Kennah v. Huston

15 Wash. 275 | Wash. | 1896

Lead Opinion

The opinion of the court was delivered by

Hoyt, C. J.

Appellant brought this action against two defendants. They separately appeared in the action and filed demurrers, which were sustained by the superior court. The allegations as to the two defendants were not the same and those as to each must be considered separately to determine whether or not they stated a cause of action.

As to defendant Huston it sufficiently appeared from the complaint that the other defendant Kakelty was the owner of a certain piece of real estate; that he placed it in the hands of Huston for sale at the price of $4,000; that Huston, in order to induce the plaintiff to purchase the property, represented to him that the price at which Kakelty held it for sale was $6,000, and as a further inducement agreed that he would take a half interest in the property, the plaintiff, for the consideration of $3,000, to have the other half; that such defendant did not have the money to pay for his half and agreed that the plaintiff should pay *277$4,000 and take title to two-thirds of the property, one-sixth thereof to be held as security for the repayment to him of the $1,000 which the plaintiff should so pay over and above his half of the purchase price; that the plaintiff acted upon these representations, paid the $4,000, and that the defendant Kakelty thereupon deeded the property, two-thirds to plaintiff and one-third to the defendant Huston.

The plaintiff contends that the allegations show that defendant Huston occupied such a relation to him in the transaction which led to the deeding of the property by Kakelty, that the benefits flowing therefrom must be mutually shared by said defendant and the plaintiff; while the claim of respondent. Huston is that the allegations show no such relation; that all that is made to appear therefrom is the fact that he made certain representations as to the value of the property, and that such representations, under well settled rules, are simply matters of opinion and not such that misstatements in relation thereto constitute a cause of action.

That the expression of an opinion as to the value of property offered for sale will not furnish any ground for relief against the party expressing the apinion, is well settled; but in the case at bar what is alleged to have been done by the defendant Huston was more than the expression of an opinion as to the value of the property. It amounted to a statement by him that Kakelty was to receive $6,000 for the property, and that he was willing to take a half interest in the property and’ pay one-half of the $6,000 to Kakelty; and the terms upon which the plaintiff agreed to take an interest in the property were that it should be a joint purchase by himself and defendant Huston from the defendant Kakelty. This being so, the law will *278not allow said defendant to derive any benefits from the contract which are not shared by the plaintiff.

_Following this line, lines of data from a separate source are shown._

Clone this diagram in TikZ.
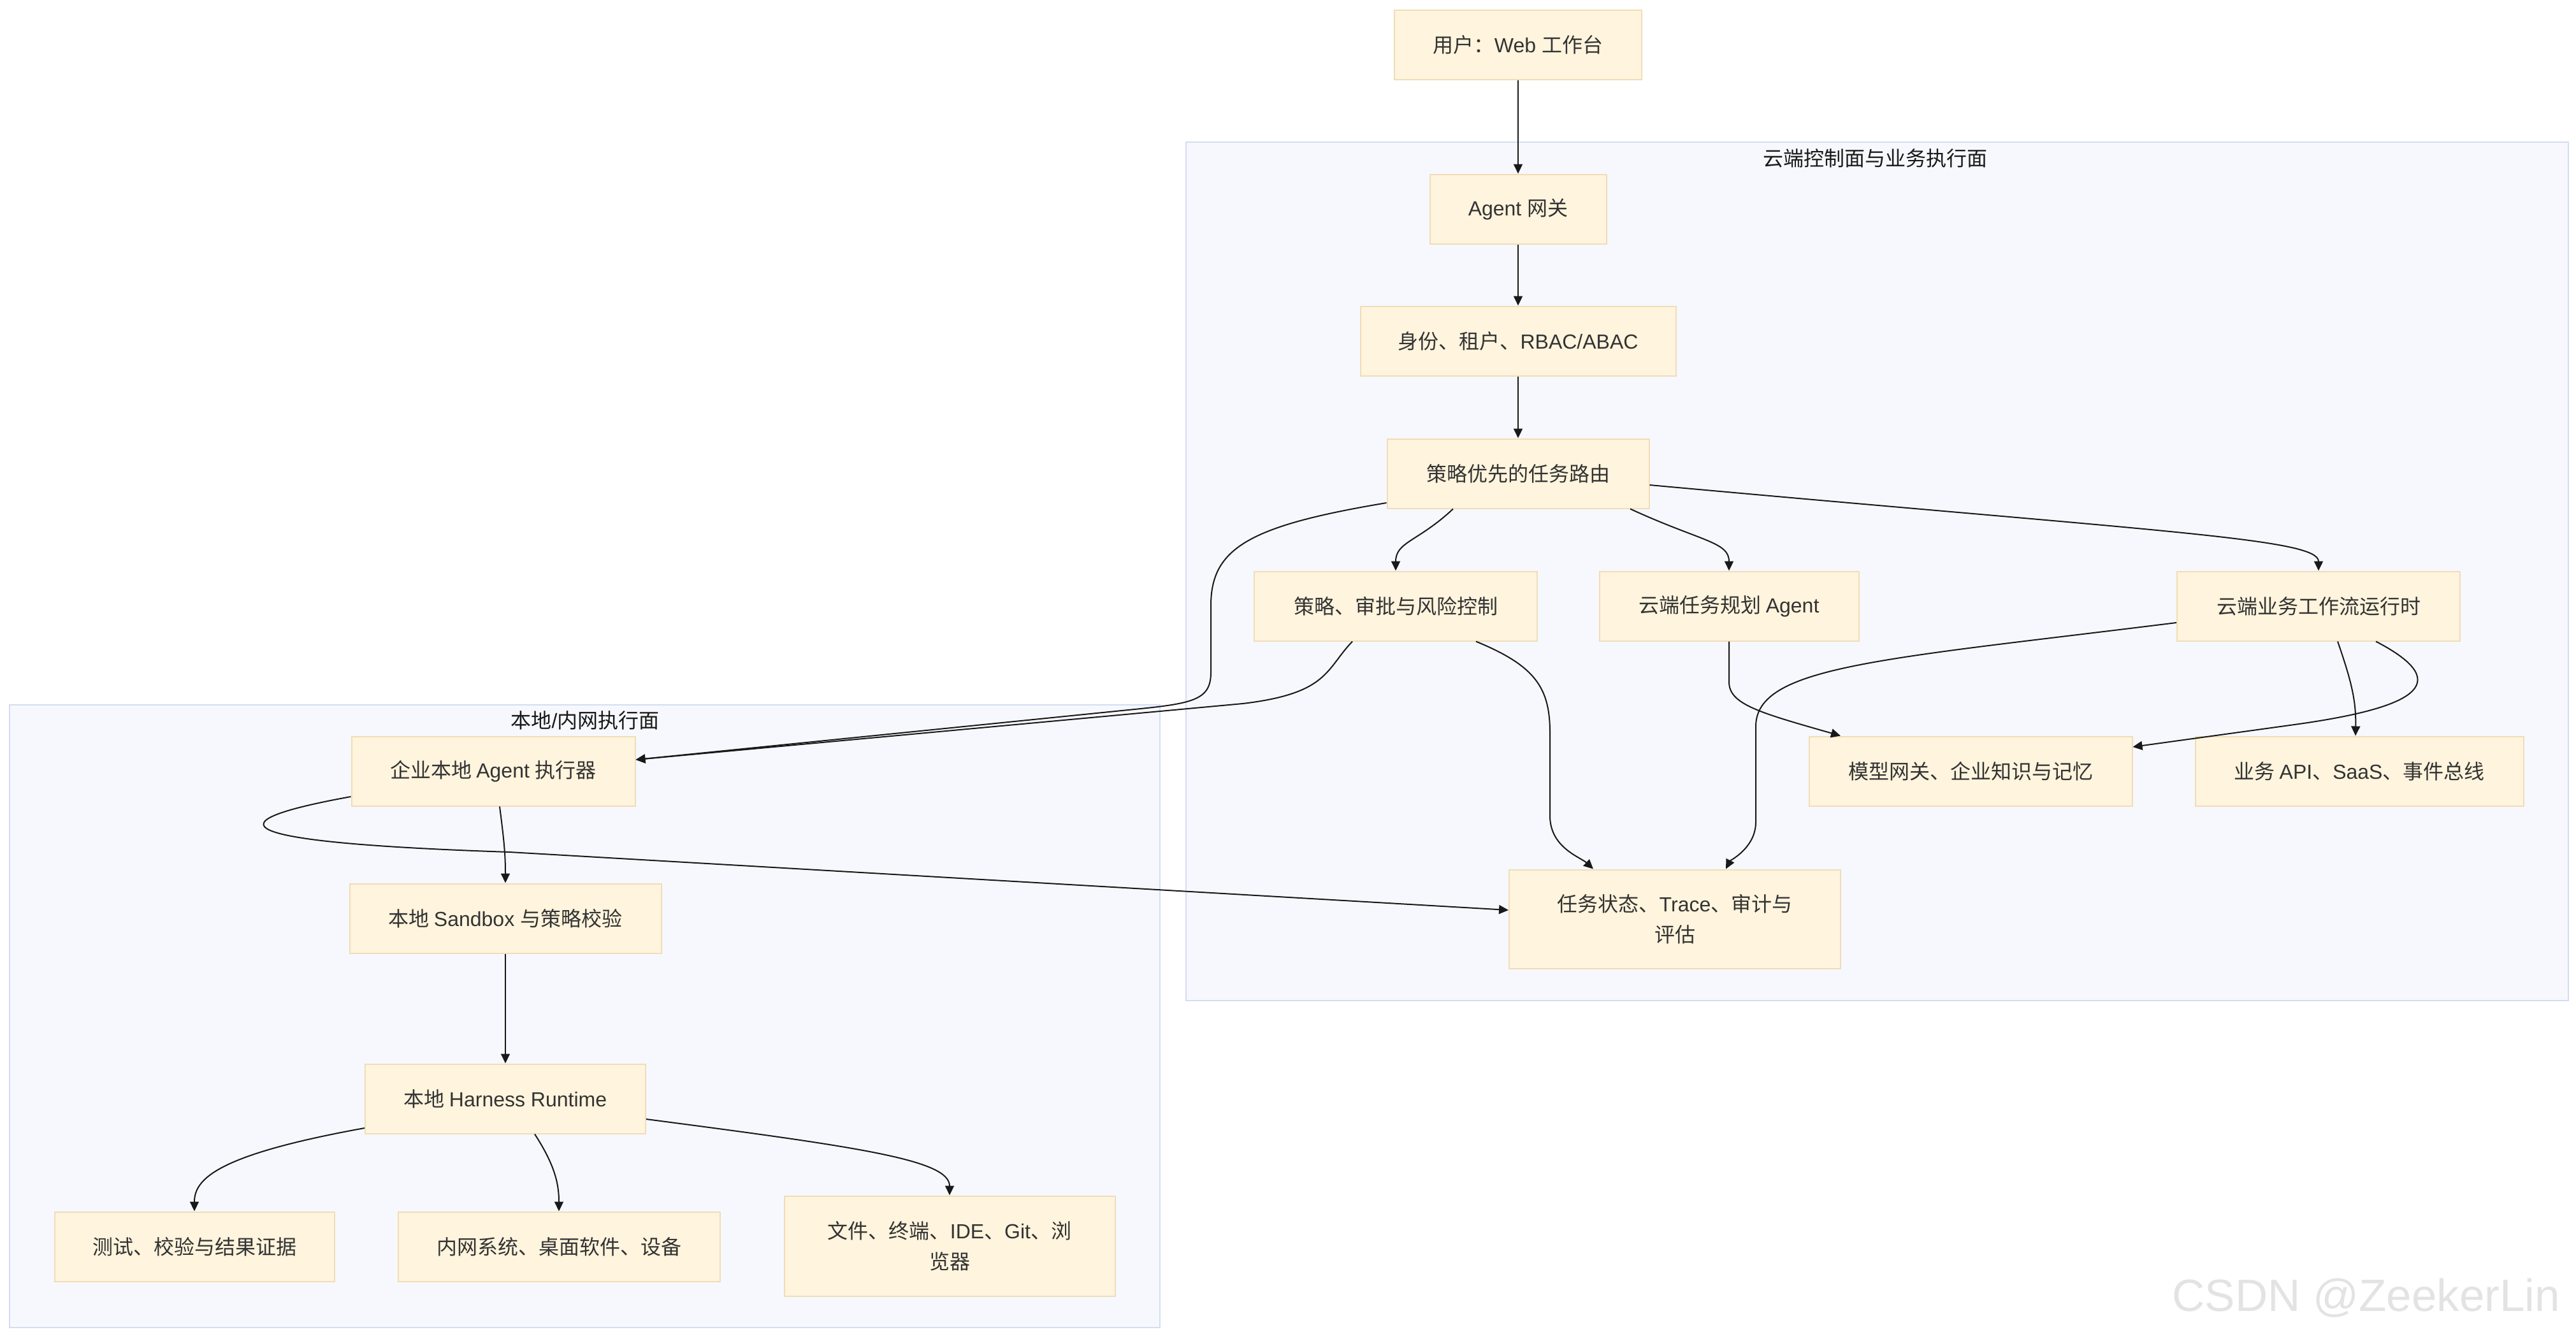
\documentclass[tikz,border=0pt]{standalone}
\usepackage{fontspec}
\setmainfont{Liberation Sans}
\newfontfamily\cjkfont{Noto Sans CJK SC}
\usetikzlibrary{arrows.meta}
\definecolor{boxfill}{HTML}{FFF4DD}
\definecolor{boxline}{HTML}{EEDDB8}
\definecolor{areafill}{HTML}{F7F8FD}
\definecolor{arealine}{HTML}{D4DDF2}
\definecolor{textgray}{HTML}{333333}
\tikzstyle{area} = [fill=areafill,draw=arealine,line width=1pt]
% Han characters and CJK punctuation get their own font
\makeatletter
\count@="3000
\loop\ifnum\count@<"3040 \XeTeXcharclass\count@=1 \advance\count@ by 1 \repeat
\count@="4E00
\loop\ifnum\count@<"A000 \XeTeXcharclass\count@=1 \advance\count@ by 1 \repeat
\count@="FF00
\loop\ifnum\count@<"FFF0 \XeTeXcharclass\count@=1 \advance\count@ by 1 \repeat
\makeatother
\XeTeXinterchartoks 0 1 = {\cjkfont}
\XeTeXinterchartoks 4095 1 = {\cjkfont}
\XeTeXinterchartoks 1 0 = {\rmfamily}
\XeTeXinterchartoks 4095 0 = {\rmfamily}
\XeTeXinterchartokenstate=1

\begin{document}
\begin{tikzpicture}
		[
		x=0.5pt,y=-0.5pt,
		>={Triangle[length=7.5pt,width=7pt]},
		block/.style={
		draw=boxline,
		fill=boxfill,
		line width=1pt,
		rectangle,
		minimum height=54.5pt,
		text=textgray,
		align=center,
		font=\cjkfont\fontsize{16}{24}\selectfont},
		title/.style={text=black!90,font=\cjkfont\fontsize{16}{24}\selectfont},
		link/.style={->,line width=1pt,draw=black!90}
		]
		\useasboundingbox (0,0) rectangle (4042,2100);
		\draw[area] (1861,223) rectangle (4030,1570);
		\draw[area] (15,1106) rectangle (1820,2083);
		\node[title] (cloudtitle) at (2942,248) {云端控制面与业务执行面};
		\node[title] (localtitle) at (918,1130) {本地/内网执行面};

		\node[block,minimum width=194pt] (user) at (2382,70) {用户：Web 工作台};
		\node[block,minimum width=138.5pt] (gw) at (2382,328) {Agent 网关};
		\node[block,minimum width=247.5pt] (ident) at (2382,535) {身份、租户、RBAC/ABAC};
		\node[block,minimum width=205.5pt] (route) at (2382,743) {策略优先的任务路由};
		\node[block,minimum width=222pt] (risk) at (2190,951) {策略、审批与风险控制};
		\node[block,minimum width=203.5pt] (plan) at (2713,951) {云端任务规划 Agent};
		\node[block,minimum width=222pt] (flow) at (3638,951) {云端业务工作流运行时};
		\node[block,minimum width=253.5pt] (model) at (3092,1210) {模型网关、企业知识与记忆};
		\node[block,minimum width=257.5pt] (bizapi) at (3702,1210) {业务 API、SaaS、事件总线};
		\node[block,minimum width=260pt,minimum height=77.5pt] (state) at (2628,1442) {任务状态、Trace、审计与\\评估};
		\node[block,minimum width=222.5pt] (exec) at (774,1210) {企业本地 Agent 执行器};
		\node[block,minimum width=244.5pt] (sandbox) at (793,1441) {本地 Sandbox 与策略校验};
		\node[block,minimum width=220pt] (harness) at (793,1724) {本地 Harness Runtime};
		\node[block,minimum width=219.5pt] (tests) at (305,1956) {测试、校验与结果证据};
		\node[block,minimum width=252.5pt] (intra) at (877,1956) {内网系统、桌面软件、设备};
		\node[block,minimum width=259.5pt,minimum height=78.5pt] (files) at (1490,1955) {文件、终端、IDE、Git、浏\\览器};

		\draw[link] (user) -- (gw);
		\draw[link] (gw) -- (ident);
		\draw[link] (ident) -- (route);
		\draw[link] ([xshift=-51pt]route.south) .. controls (2225,850) and (2190,850) .. (risk.north);
		\draw[link] ([xshift=88pt]route.south) .. controls (2670,850) and (2713,850) .. (plan.north);
		\draw[link] ([yshift=-9pt]route.east) .. controls (3400,835) and (3638,845) .. (flow.north);
		\draw[link] ([yshift=-23pt]route.west) .. controls (1960,825) and (1900,860) .. (1900,950) -- (1900,1055)
			.. controls (1900,1100) and (1870,1104) .. (1770,1114) -- ([yshift=9pt]exec.east);
		\draw[link] ([xshift=-34pt]risk.south) .. controls (2080,1050) and (2085,1088) .. (1950,1104) -- ([yshift=9pt]exec.east);
		\draw[link] ([xshift=63pt]risk.south) .. controls (2410,1045) and (2432,1080) .. (2432,1150) -- (2432,1280)
			.. controls (2432,1330) and (2480,1345) .. ([xshift=-64pt]state.north);
		\draw[link] (plan.south) -- (2713,1070) .. controls (2713,1105) and (2760,1118) .. ([xshift=-102pt]model.north);
		\draw[link] ([yshift=-13pt]flow.west) .. controls (2950,1035) and (2755,1045) .. (2755,1140) -- (2755,1290)
			.. controls (2755,1330) and (2715,1350) .. ([xshift=40pt]state.north);
		\draw[link] ([xshift=15pt]flow.south) .. controls (3690,1070) and (3697,1100) .. ([xshift=-3pt]bizapi.north);
		\draw[link] ([xshift=45pt]flow.south) .. controls (3860,1075) and (3780,1112) .. (3600,1137) -- ([yshift=19pt]model.east);
		\draw[link] ([yshift=-20pt]exec.west) .. controls (330,1290) and (350,1322) .. (800,1337) -- ([yshift=7pt]state.west);
		\draw[link] ([xshift=5pt]exec.south) .. controls (791,1320) and (793,1340) .. (sandbox.north);
		\draw[link] (sandbox) -- (harness);
		\draw[link] ([yshift=-23pt]harness.west) .. controls (340,1812) and (305,1850) .. (tests.north);
		\draw[link] ([xshift=23pt]harness.south) .. controls (872,1830) and (877,1860) .. (intra.north);
		\draw[link] ([yshift=-16pt]harness.east) .. controls (1350,1800) and (1490,1820) .. (files.north);

		\node[anchor=west,inner sep=0pt,text=black!11,font=\rmfamily\fontsize{35.5}{36}\selectfont] (mark) at (3408,2037) {CSDN @ZeekerLin};
		\end{tikzpicture}
\end{document}
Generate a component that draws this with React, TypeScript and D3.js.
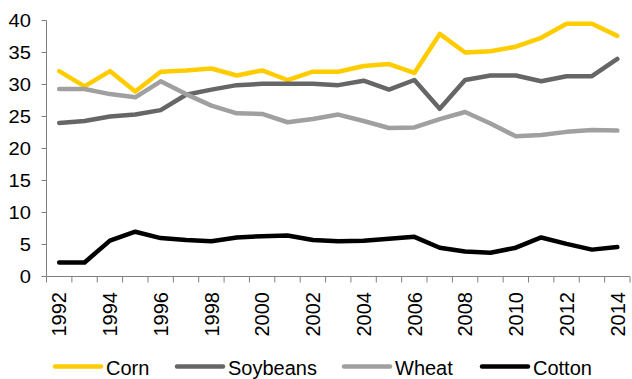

While the circumstances surrounding this case are different from those which were under consideration in the case of Shoufe v. Griffiths, 4 Wash. 161 (31 Am. St. Rep. 910, 30 Pac. 93), the principle therein announced is clearly applicable here, and under it it must be held that the defendant Huston must so account to the plaintiff that each will derive the same benefit from the contract of purchase.

- The only allegation by which it was sought to charge defendant Kakelty is contained in the thirteenth paragraph of the complaint, which is in the following language:

“ That prior to the making of the said sale, the said defendant Huston and the said defendant Kakelty, conspiring together for the purpose of cheating and defrauding this plaintiff, had agreed that said defendant Huston should represent and pretend to the said plaintiff that the purchase price of the said lands was six thousand dollars ($6,000), and in order to enable the said defendant Huston to obtain an interest therein without paying therefor anything.”

And in our opinion it is insufficient to warrant any recovery against him. It is true that it is alleged therein, in general terms, that he conspired with Huston for the purpose of defrauding plaintiff, but it is not shown that he in any manner derived or was to derive any benefit from any contract made by Huston with plaintiff; nor is it alleged that he said or did anything which led plaintiff to enter into the contract; nor is it shown that he in any manner aided or encouraged defendant Huston in his efforts to mislead or defraud the plaintiff. This being so, the bare allegation that he had agreed that said defendant Huston should make the misrepresentations is not *279sufficient to make him liable to the plaintiff on account thereof.

The demurrer was rightfully sustained as to defendant Kakelty, but should have been overruled as to the defendant Huston. The cause will be remanded for further» proceedings in accordance with this opinion.

Scott, and Gordon, JJ., concur.






Dissenting Opinion

Dunbar, J.

(dissenting).— I concur in what is said by Chief Justice Hoyt, in regard to the responsibility of defendant Huston, but I think the allegation above quoted is sufficient to put defendant Kakelty upon his answer. This kind of a charge is frequently not susceptible of an allegation more specific than was made in this case. It is certainly not necessary to set out the conversation between the conspirators; for that is purely evidentiary. It is alleged that they agreed to defraud the plaintiff, and the manner of defrauding, nothing more, should be required. For this reason I dissent from the disposition of this case made by the majority. The judgment should be reversed as to both.